Re: [PATCH RFC] xfs: remap block layer ENODATA read errors to EIO

"Darrick J. Wong" <djwong@xxxxxxxxxx> · Mon, 18 Aug 2025 16:04:35 -0700

On Mon, Aug 18, 2025 at 04:11:41PM -0500, Eric Sandeen wrote:
> On 8/18/25 3:45 PM, Darrick J. Wong wrote:
> > On Mon, Aug 18, 2025 at 03:22:02PM -0500, Eric Sandeen wrote:
> >> We had a report that a failing scsi disk was oopsing XFS when an xattr
> >> read encountered a media error. This is because the media error returned
> >> -ENODATA, which we map in xattr code to -ENOATTR and treat specially.
> >>
> >> In this particular case, it looked like:
> >>
> >> xfs_attr_leaf_get()
> >> 	error = xfs_attr_leaf_hasname(args, &bp);
> >> 	// here bp is NULL, error == -ENODATA from disk failure
> >> 	// but we define ENOATTR as ENODATA, so ...
> >> 	if (error == -ENOATTR)  {
> >> 		// whoops, surprise! bp is NULL, OOPS here
> >> 		xfs_trans_brelse(args->trans, bp);
> >> 		return error;
> >> 	} ...
> >>
> >> To avoid whack-a-mole "test for null bp" or "which -ENODATA do we really
> >> mean in this function?" throughout the xattr code, my first thought is
> >> that we should simply map -ENODATA in lower level read functions back to
> >> -EIO, which is unambiguous, even if we lose the nuance of the underlying
> >> error code. (The block device probably already squawked.) Thoughts?
> > 
> > Uhhhh where does this ENODATA come from?  Is it the block layer?
> > 
> > $ git grep -w ENODATA block/
> > block/blk-core.c:146:   [BLK_STS_MEDIUM]        = { -ENODATA,   "critical medium" },
> 
> That, probably, though I don't speak block layer very well. As mentioned, it was a
> SCSI disk error, and it appeared in XFS as -ENODATA:
> 
> sd 0:0:23:0: [sdad] tag#937 FAILED Result: hostbyte=DID_OK driverbyte=DRIVER_OK cmd_age=2s
> sd 0:0:23:0: [sdad] tag#937 Sense Key : Medium Error [current] 
> sd 0:0:23:0: [sdad] tag#937 Add. Sense: Read retries exhausted
> sd 0:0:23:0: [sdad] tag#937 CDB: Read(16) 88 00 00 00 00 00 9b df 5e 78 00 00 00 08 00 00
> critical medium error, dev sdad, sector 2615107192 op 0x0:(READ) flags 0x1000 phys_seg 1 prio class 2

Ah, yup, critical error, we ran out of retries.

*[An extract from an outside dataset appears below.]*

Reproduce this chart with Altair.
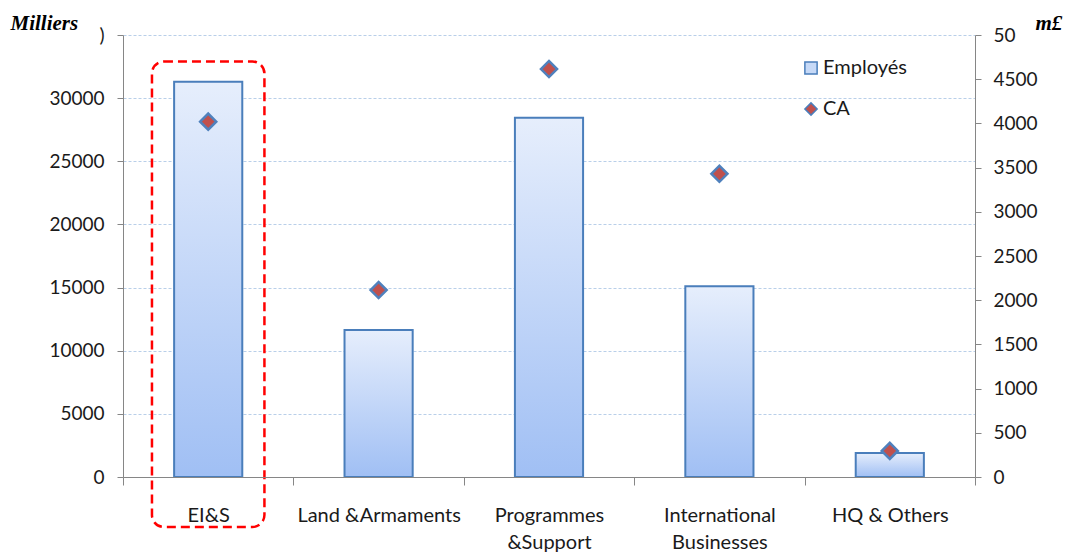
import altair as alt
import pandas as pd

categories = ["EI&S", "Land &Armaments", "Programmes &Support", "International Businesses", "HQ & Others"]
tick_labels = [["EI&S"], ["Land &Armaments"], ["Programmes", "&Support"], ["International", "Businesses"], ["HQ & Others"]]
employes = [31300, 11650, 28450, 15100, 1900]
ca = [4020, 2115, 4615, 3430, 295]
series_names = ["Employés", "CA"]
highlight = ["EI&S"]
highlight_top = [32900]
highlight_bottom = [-3960]

df_bar = pd.DataFrame({"cat": categories, "emp": employes})
df_pt = pd.DataFrame({"cat": categories, "ca": ca, "series": ["CA"] * len(categories)})
df_hl = pd.DataFrame({"cat": highlight, "top": highlight_top, "bottom": highlight_bottom})

label_expr = " : ".join(
    [f"datum.value == '{c}' ? {lbl}" for c, lbl in zip(categories, tick_labels)]
) + " : datum.label"

FONT = "Lato"
TFONT = "Liberation Serif"

xenc = alt.X(
    "cat:N",
    sort=categories,
    scale=alt.Scale(domain=categories, paddingInner=0, paddingOuter=0),
    axis=alt.Axis(
        title=None, labelAngle=0, labelAlign="center", labelBaseline="top",
        tickBand="extent", tickSize=8,
        labelPadding=20, labelExpr=label_expr, labelLineHeight=27,
        domainColor="#868686", tickColor="#868686", labelFont=FONT,
        labelFontSize=20, labelColor="#1a1a1a", grid=False,
    ),
)

gradient = alt.LinearGradient(
    gradient="linear",
    stops=[alt.GradientStop(color="#e6eefc", offset=0),
           alt.GradientStop(color="#a0bff4", offset=1)],
    x1=0, x2=0, y1=0, y2=1,
)

left_scale = alt.Scale(domain=[0, 35000], nice=False, zero=True)

bars = alt.Chart(df_bar).mark_bar(
    fill=gradient, stroke="#4a7ebb", strokeWidth=2,
    width=alt.RelativeBandSize(0.4),
).encode(
    x=xenc,
    y=alt.Y(
        "emp:Q", scale=left_scale,
        axis=alt.Axis(
            orient="left", title="Milliers", titleAngle=0, titleAlign="left",
            titleBaseline="alphabetic", titleX=-113, titleY=-6,
            titleFont=TFONT, titleFontSize=21, titleFontStyle="italic",
            titleFontWeight="bold", titleColor="#000000",
            values=list(range(0, 35001, 5000)), format="d",
            labelExpr="datum.value == 35000 ? ')' : datum.label",
            labelFont=FONT, labelFontSize=19, labelColor="#1a1a1a",
            labelPadding=13, tickSize=6, domainColor="#868686",
            tickColor="#868686", grid=True, gridColor="#b9cfe9",
            gridDash=[3, 2], gridWidth=1,
        ),
    ),
)

box = alt.Chart(df_hl).mark_rect(
    fill="transparent", stroke="#ff0000", strokeWidth=2.5,
    strokeDash=[9, 5], cornerRadius=12, width=alt.RelativeBandSize(0.66),
).encode(
    x=alt.X("cat:N", sort=categories),
    y=alt.Y("top:Q", scale=left_scale),
    y2="bottom:Q",
)

points = alt.Chart(df_pt).mark_point(
    filled=True, size=260, stroke="#4f81bd", strokeWidth=2.5, opacity=1,
).encode(
    x=alt.X("cat:N", sort=categories),
    y=alt.Y(
        "ca:Q", scale=alt.Scale(domain=[0, 5000], nice=False),
        axis=alt.Axis(
            orient="right", title="m£", titleAngle=0, titleAlign="left",
            titleBaseline="alphabetic", titleX=60, titleY=-6,
            titleFont=TFONT, titleFontSize=21, titleFontStyle="italic",
            titleFontWeight="bold", titleColor="#000000",
            values=list(range(0, 5001, 500)), format="d",
            labelExpr="datum.value == 5000 ? '50' : datum.label",
            labelFont=FONT, labelFontSize=19, labelColor="#1a1a1a",
            labelPadding=12, tickSize=6, domainColor="#868686",
            tickColor="#868686", grid=False,
        ),
    ),
    color=alt.Color(
        "series:N",
        scale=alt.Scale(domain=series_names, range=["#c6d9f7", "#c0504d"]),
        legend=alt.Legend(
            title=None, orient="none", legendX=678, legendY=23,
            labelFont=FONT, labelFontSize=20, labelColor="#1a1a1a",
            symbolStrokeColor="#4a7ebb", symbolStrokeWidth=1.5,
            symbolSize=150, rowPadding=21, labelOffset=2,
        ),
    ),
    shape=alt.Shape(
        "series:N",
        scale=alt.Scale(domain=series_names, range=["square", "diamond"]),
    ),
)

chart = alt.layer(
    alt.layer(box, bars),
    points,
).resolve_scale(y="independent").properties(
    width=852, height=442,
    autosize=alt.AutoSizeParams(type="none"),
    padding={"left": 123, "top": 35, "right": 91, "bottom": 75},
).configure_view(strokeWidth=0)

chart.save("out.html", embed_options={"renderer": "svg", "actions": False})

> XFS (sdad1): metadata I/O error in "xfs_da_read_buf+0xe1/0x140 [xfs]" at daddr 0x9bdf5678 len 8 error 61 
> (see error 61, ENODATA)
> 
> > --D
> > 
> >> Signed-off-by: Eric Sandeen <sandeen@xxxxxxxxxx>
> >> ---
> >>
> >> diff --git a/fs/xfs/xfs_buf.c b/fs/xfs/xfs_buf.c
> >> index f9ef3b2a332a..6ba57ccaa25f 100644
> >> --- a/fs/xfs/xfs_buf.c
> >> +++ b/fs/xfs/xfs_buf.c
> >> @@ -747,6 +747,9 @@ xfs_buf_read_map(
> >>  		/* bad CRC means corrupted metadata */
> >>  		if (error == -EFSBADCRC)
> >>  			error = -EFSCORRUPTED;
> >> +		/* ENODATA == ENOATTR which confuses xattr layers */

Can this comment mention that ENODATA comes from the block layer?

		/*
		 * ENODATA means critical medium error, don't let it
		 * get mixed up with the xattr usage
		 */

With that changed,
Reviewed-by: "Darrick J. Wong" <djwong@xxxxxxxxxx>

--D

> >> +		if (error == -ENODATA)
> >> +			error = -EIO;
> >>  		return error;
> >>  	}
> >>  
> >>
> >>
> > 
>